Data shown –
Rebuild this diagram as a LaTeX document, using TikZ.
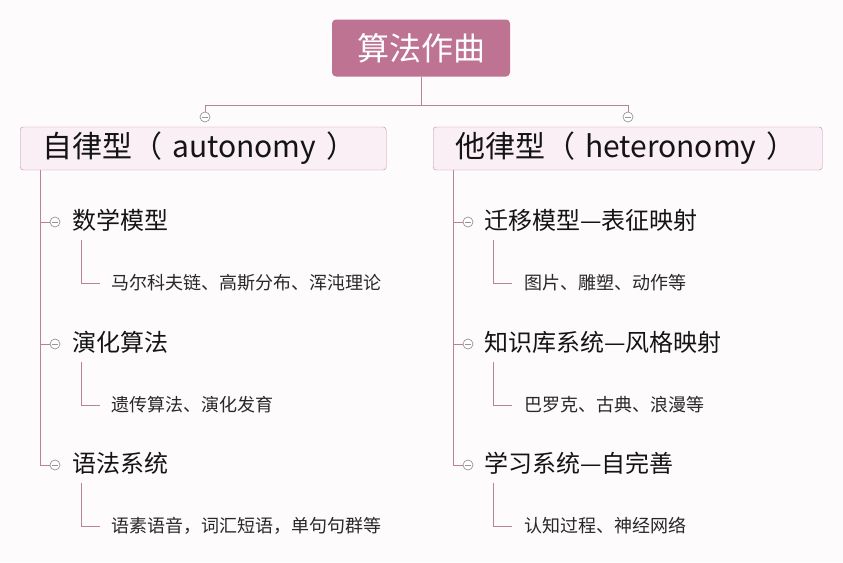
\documentclass[tikz,border=0pt]{standalone}
\usepackage{fontspec}
\setmainfont{Noto Sans CJK SC}
\usepackage{tikz}
\usetikzlibrary{positioning,calc}
\definecolor{malva}{RGB}{191,115,147}
\definecolor{rosaclaro}{RGB}{249,239,244}
\definecolor{borde}{RGB}{196,140,165}
\definecolor{linea}{RGB}{185,130,155}
\definecolor{grisc}{RGB}{150,150,150}
\definecolor{fondo}{RGB}{253,251,252}
\definecolor{texto}{RGB}{20,20,20}
\definecolor{textosub}{RGB}{40,40,40}

\begin{document}
\begin{tikzpicture}[x=1pt, y=-1pt,
  raiz/.style={fill=malva, rounded corners=4pt, minimum width=178pt,
               minimum height=57pt, text=white, font=\fontsize{32}{36}\selectfont},
  rama/.style={draw=borde, fill=rosaclaro, rounded corners=3pt, anchor=west,
               minimum height=43pt, inner xsep=22pt, align=left,
               text=texto, font=\fontsize{30}{34}\selectfont},
  hijo/.style={anchor=west, inner sep=0pt, text=texto,
               font=\fontsize{24}{28}\selectfont},
  detalle/.style={anchor=west, inner sep=0pt, text=textosub,
                  font=\fontsize{18}{21}\selectfont},
  conector/.style={draw=linea, line width=0.8pt},
  menos/.style={circle, draw=grisc, fill=white, line width=0.7pt,
                minimum size=10pt, inner sep=0pt,
                path picture={\draw[grisc, line width=0.7pt]
                  ([xshift=2pt]path picture bounding box.west) --
                  ([xshift=-2pt]path picture bounding box.east);}}]
  \useasboundingbox[fill=fondo] (0,0) rectangle (843,562);

  % raiz y ramas principales
  \node[raiz] (raiz) at (421,48) {算法作曲};
  \node[rama, text width=322pt] (auto) at (20,148.5) {自律型（ autonomy ）};
  \node[rama, text width=345pt] (hete) at (433,148.5) {他律型（ heteronomy ）};
  \node[menos] (ma) at (205,117) {};
  \node[menos] (mb) at (628,117) {};
  \coordinate (cruce) at (421,105);
  \draw[conector] (raiz.south) -- (cruce) -| (ma);
  \draw[conector] (cruce) -| (mb);

  % hijos de autonomy
  \node[hijo] (a1) at (72,220) {数学模型};
  \node[hijo] (a2) at (72,342) {演化算法};
  \node[hijo] (a3) at (72,463) {语法系统};
  \node[detalle] (d1) at (111,283) {马尔科夫链、高斯分布、浑沌理论};
  \node[detalle] (d2) at (111,405) {遗传算法、演化发育};
  \node[detalle] (d3) at (111,526) {语素语音，词汇短语，单句句群等};

  % hijos de heteronomy
  \node[hijo] (b1) at (484,220) {迁移模型—表征映射};
  \node[hijo] (b2) at (484,342) {知识库系统—风格映射};
  \node[hijo] (b3) at (484,463) {学习系统—自完善};
  \node[detalle] (e1) at (524,283) {图片、雕塑、动作等};
  \node[detalle] (e2) at (524,405) {巴罗克、古典、浪漫等};
  \node[detalle] (e3) at (524,526) {认知过程、神经网络};

  \foreach \i in {1,2,3} {
    \node[menos] (ma\i) at ($(a\i.west)+(-17,2)$) {};
    \node[menos] (mb\i) at ($(b\i.west)+(-16,2)$) {};
    \draw[conector] ($(a\i.west)+(9,20)$) |- ($(d\i.west)+(-11,0)$);
    \draw[conector] ($(b\i.west)+(9,20)$) |- ($(e\i.west)+(-12,0)$);
  }
  \draw[conector] ([xshift=20pt]auto.south west) |- (ma3);
  \draw[conector] ([xshift=20pt]hete.south west) |- (mb3);
  \draw[conector] (ma1 -| auto.south west) ++(20,0) -- (ma1);
  \draw[conector] (ma2 -| auto.south west) ++(20,0) -- (ma2);
  \draw[conector] (mb1 -| hete.south west) ++(20,0) -- (mb1);
  \draw[conector] (mb2 -| hete.south west) ++(20,0) -- (mb2);
\end{tikzpicture}
\end{document}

What the task requires – From the listing, extract all text exactly as given and drop any picture.

Solution for this exercise –
Rebuild this diagram as a LaTeX document, using TikZ.
\documentclass[tikz,border=0pt]{standalone}
\usepackage{fontspec}
\setmainfont{Noto Sans CJK SC}
\usepackage{tikz}
\usetikzlibrary{positioning,calc}
\definecolor{malva}{RGB}{191,115,147}
\definecolor{rosaclaro}{RGB}{249,239,244}
\definecolor{borde}{RGB}{196,140,165}
\definecolor{linea}{RGB}{185,130,155}
\definecolor{grisc}{RGB}{150,150,150}
\definecolor{fondo}{RGB}{253,251,252}
\definecolor{texto}{RGB}{20,20,20}
\definecolor{textosub}{RGB}{40,40,40}

\begin{document}
\begin{tikzpicture}[x=1pt, y=-1pt,
  raiz/.style={fill=malva, rounded corners=4pt, minimum width=178pt,
               minimum height=57pt, text=white, font=\fontsize{32}{36}\selectfont},
  rama/.style={draw=borde, fill=rosaclaro, rounded corners=3pt, anchor=west,
               minimum height=43pt, inner xsep=22pt, align=left,
               text=texto, font=\fontsize{30}{34}\selectfont},
  hijo/.style={anchor=west, inner sep=0pt, text=texto,
               font=\fontsize{24}{28}\selectfont},
  detalle/.style={anchor=west, inner sep=0pt, text=textosub,
                  font=\fontsize{18}{21}\selectfont},
  conector/.style={draw=linea, line width=0.8pt},
  menos/.style={circle, draw=grisc, fill=white, line width=0.7pt,
                minimum size=10pt, inner sep=0pt,
                path picture={\draw[grisc, line width=0.7pt]
                  ([xshift=2pt]path picture bounding box.west) --
                  ([xshift=-2pt]path picture bounding box.east);}}]
  \useasboundingbox[fill=fondo] (0,0) rectangle (843,562);

  % raiz y ramas principales
  \node[raiz] (raiz) at (421,48) {算法作曲};
  \node[rama, text width=322pt] (auto) at (20,148.5) {自律型（ autonomy ）};
  \node[rama, text width=345pt] (hete) at (433,148.5) {他律型（ heteronomy ）};
  \node[menos] (ma) at (205,117) {};
  \node[menos] (mb) at (628,117) {};
  \coordinate (cruce) at (421,105);
  \draw[conector] (raiz.south) -- (cruce) -| (ma);
  \draw[conector] (cruce) -| (mb);

  % hijos de autonomy
  \node[hijo] (a1) at (72,220) {数学模型};
  \node[hijo] (a2) at (72,342) {演化算法};
  \node[hijo] (a3) at (72,463) {语法系统};
  \node[detalle] (d1) at (111,283) {马尔科夫链、高斯分布、浑沌理论};
  \node[detalle] (d2) at (111,405) {遗传算法、演化发育};
  \node[detalle] (d3) at (111,526) {语素语音，词汇短语，单句句群等};

  % hijos de heteronomy
  \node[hijo] (b1) at (484,220) {迁移模型—表征映射};
  \node[hijo] (b2) at (484,342) {知识库系统—风格映射};
  \node[hijo] (b3) at (484,463) {学习系统—自完善};
  \node[detalle] (e1) at (524,283) {图片、雕塑、动作等};
  \node[detalle] (e2) at (524,405) {巴罗克、古典、浪漫等};
  \node[detalle] (e3) at (524,526) {认知过程、神经网络};

  \foreach \i in {1,2,3} {
    \node[menos] (ma\i) at ($(a\i.west)+(-17,2)$) {};
    \node[menos] (mb\i) at ($(b\i.west)+(-16,2)$) {};
    \draw[conector] ($(a\i.west)+(9,20)$) |- ($(d\i.west)+(-11,0)$);
    \draw[conector] ($(b\i.west)+(9,20)$) |- ($(e\i.west)+(-12,0)$);
  }
  \draw[conector] ([xshift=20pt]auto.south west) |- (ma3);
  \draw[conector] ([xshift=20pt]hete.south west) |- (mb3);
  \draw[conector] (ma1 -| auto.south west) ++(20,0) -- (ma1);
  \draw[conector] (ma2 -| auto.south west) ++(20,0) -- (ma2);
  \draw[conector] (mb1 -| hete.south west) ++(20,0) -- (mb1);
  \draw[conector] (mb2 -| hete.south west) ++(20,0) -- (mb2);
\end{tikzpicture}
\end{document}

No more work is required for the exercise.